I remember how in high school, the harshest punishment a class leader (kinda like a godfather) could inflict upon a kid they didn't like was boycott. The kid in question would be ignored. Literally - no one would talk to him/her, no one would answer his/her questions, no one would lend anything, NOTHING. Like they weren't there. It is really tough to be on the recieving end when you're 15. PRetty much after several days of this, the kid would be reduced to an emotional wreck. After a week, the leader might lift the boycott if they felt the kid had learned their lesson.
Anyone who broke boycott would be boycotted as well. The teachers generally did not get involved, though I did have one who was really Old School (tm) and would have no noncense in her class. She was really cool and strict but just and fun if you behaved, and I adored her. In her class, people didn't dare boycott anyone.
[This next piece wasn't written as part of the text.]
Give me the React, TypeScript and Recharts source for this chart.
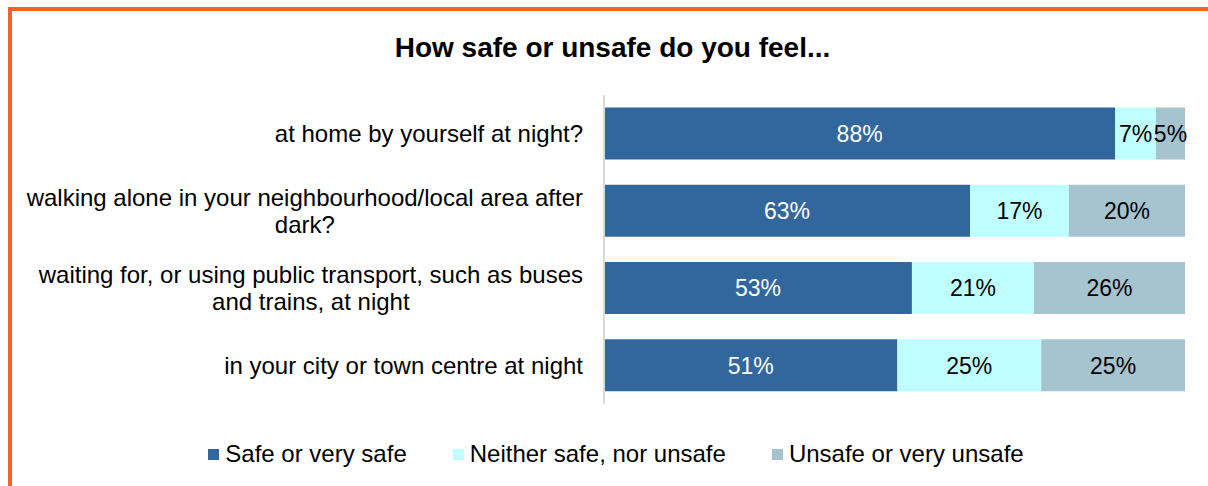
import React from "react";
import { BarChart, Bar, XAxis, YAxis, LabelList, Legend } from "recharts";

const categories = [
  "at home by yourself at night?",
  "walking alone in your neighbourhood/local area after dark?",
  "waiting for, or using public transport, such as buses and trains, at night",
  "in your city or town centre at night",
];
const safeValues = [88, 63, 53, 51];
const neitherValues = [7, 17, 21, 25];
const unsafeValues = [5, 20, 26, 25];
const seriesNames = ["Safe or very safe", "Neither safe, nor unsafe", "Unsafe or very unsafe"];
const seriesColors = ["#32679E", "#BFFFFF", "#A5C4D0"];

const data = categories.map((c, i) => ({
  category: c,
  safe: safeValues[i],
  neither: neitherValues[i],
  unsafe: unsafeValues[i],
}));

const FONT = "'Liberation Sans', Arial, sans-serif";

let ctx: CanvasRenderingContext2D | null = null;
const measure = (s: string) => {
  if (!ctx) {
    const c = document.createElement("canvas");
    ctx = c.getContext("2d");
  }
  if (!ctx) return s.length * 12;
  ctx.font = `24px ${FONT}`;
  return ctx.measureText(s).width;
};

const wrap = (s: string, maxW: number) => {
  const words = s.split(" ");
  const lines: string[] = [];
  let cur = "";
  for (const w of words) {
    const t = cur ? cur + " " + w : w;
    if (cur && measure(t) > maxW) {
      lines.push(cur);
      cur = w;
    } else {
      cur = t;
    }
  }
  if (cur) lines.push(cur);
  return lines;
};

const YTick = (props: any) => {
  const { x, y, payload } = props;
  const lines = wrap(String(payload.value), 565);
  const maxW = Math.max(...lines.map(measure));
  const cx = x - 21 - maxW / 2;
  const lh = 27;
  const start = -((lines.length - 1) * lh) / 2;
  return (
    <text x={cx} y={y} textAnchor="middle" fill="#000" style={{ fontSize: 24, fontFamily: FONT }}>
      {lines.map((l, i) => (
        <tspan key={i} x={cx} y={y + start + i * lh} dy="0.35em">
          {l}
        </tspan>
      ))}
    </text>
  );
};

const LegendContent = () => (
  <div
    style={{
      display: "flex",
      justifyContent: "center",
      alignItems: "center",
      fontFamily: FONT,
      fontSize: 24,
      color: "#000",
      paddingLeft: 24,
    }}
  >
    {seriesNames.map((n, i) => (
      <div key={n} style={{ display: "flex", alignItems: "center", marginRight: i < 2 ? 46 : 0 }}>
        <span
          style={{
            display: "inline-block",
            width: 11,
            height: 11,
            background: seriesColors[i],
            marginRight: 6,
          }}
        />
        <span>{n}</span>
      </div>
    ))}
  </div>
);

const fmt = (v: any) => `${v}%`;

export default function App() {
  return (
    <div style={{ position: "absolute", left: 0, top: 0, width: 1208, height: 486, background: "#fff", overflow: "hidden" }}>
      <div
        style={{
          position: "absolute",
          left: 8,
          top: 7,
          width: 1210,
          height: 490,
          borderLeft: "4px solid #F4622B",
          borderTop: "4px solid #F4622B",
        }}
      />
      <div
        style={{
          position: "absolute",
          left: 0,
          top: 31,
          width: 1225,
          textAlign: "center",
          fontFamily: FONT,
          fontWeight: "bold",
          fontSize: 28,
          lineHeight: "34px",
          color: "#000",
        }}
      >
        How safe or unsafe do you feel...
      </div>
      <div style={{ position: "absolute", left: 0, top: 0 }}>
        <BarChart
          width={1208}
          height={486}
          data={data}
          layout="vertical"
          stackOffset="expand"
          barCategoryGap="16.3%"
          margin={{ top: 95, right: 23, bottom: 82, left: 0 }}
        >
          <XAxis type="number" hide domain={[0, 1]} />
          <YAxis
            type="category"
            dataKey="category"
            width={604}
            tickLine={false}
            tickSize={0}
            tickMargin={0}
            axisLine={{ stroke: "#D9D9D9", strokeWidth: 2 }}
            tick={<YTick />}
            interval={0}
          />
          <Legend
            layout="horizontal"
            verticalAlign="middle"
            align="center"
            content={<LegendContent />}
            wrapperStyle={{ top: 440, left: 0, width: 1208 }}
          />
          <Bar dataKey="safe" stackId="a" fill={seriesColors[0]} isAnimationActive={false}>
            <LabelList dataKey="safe" position="center" formatter={fmt} fill="#fff" style={{ fontSize: 23, fontFamily: FONT }} />
          </Bar>
          <Bar dataKey="neither" stackId="a" fill={seriesColors[1]} isAnimationActive={false}>
            <LabelList dataKey="neither" position="center" formatter={fmt} fill="#000" style={{ fontSize: 23, fontFamily: FONT }} />
          </Bar>
          <Bar dataKey="unsafe" stackId="a" fill={seriesColors[2]} isAnimationActive={false}>
            <LabelList dataKey="unsafe" position="center" formatter={fmt} fill="#000" style={{ fontSize: 23, fontFamily: FONT }} />
          </Bar>
        </BarChart>
      </div>
    </div>
  );
}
It wasn't that noticeable, in any case, because we don't interact during class anyway.
The one time it happened in my class, I "followed the leader" for a day, then got fed up with that, went home, WEEPED to my mom about WTF, and what should I do, and how I hate the girl who's being boycotted but it's still wrong and OMG WHAT AM I GONNA DOOOO!!!!

It was a good ol' teenage Angst Tantrum (tm). Or maybe not. In any case, my mom told me that it's up to me how to act, and that I always had a choice - to be like "them" and be part of the crowd, or stay true to my principles and most likely to be alone. And I thought... but why would I want to be like "them"?

Next day I started talking to that girl (even though she WAS annoying like hell, though insanely grateful and bewildered). Interesting thing was, I was the go-to person to copy homework and help cheat on the tests. Sooooo, the ringleaders had to consider the consequences of boycotting me long-term. The boycott was lifted a day or two later. I still crack up when I think about that. They were the calmest two days of my life - no one bugging me to copy homework, no one poking me during quizzes and tests, no feelings of guilt at not doing all 3 versions of the test, vs. just the one assigned to my row...

I guess I didn't become strange, I was already that way waaaaay back when.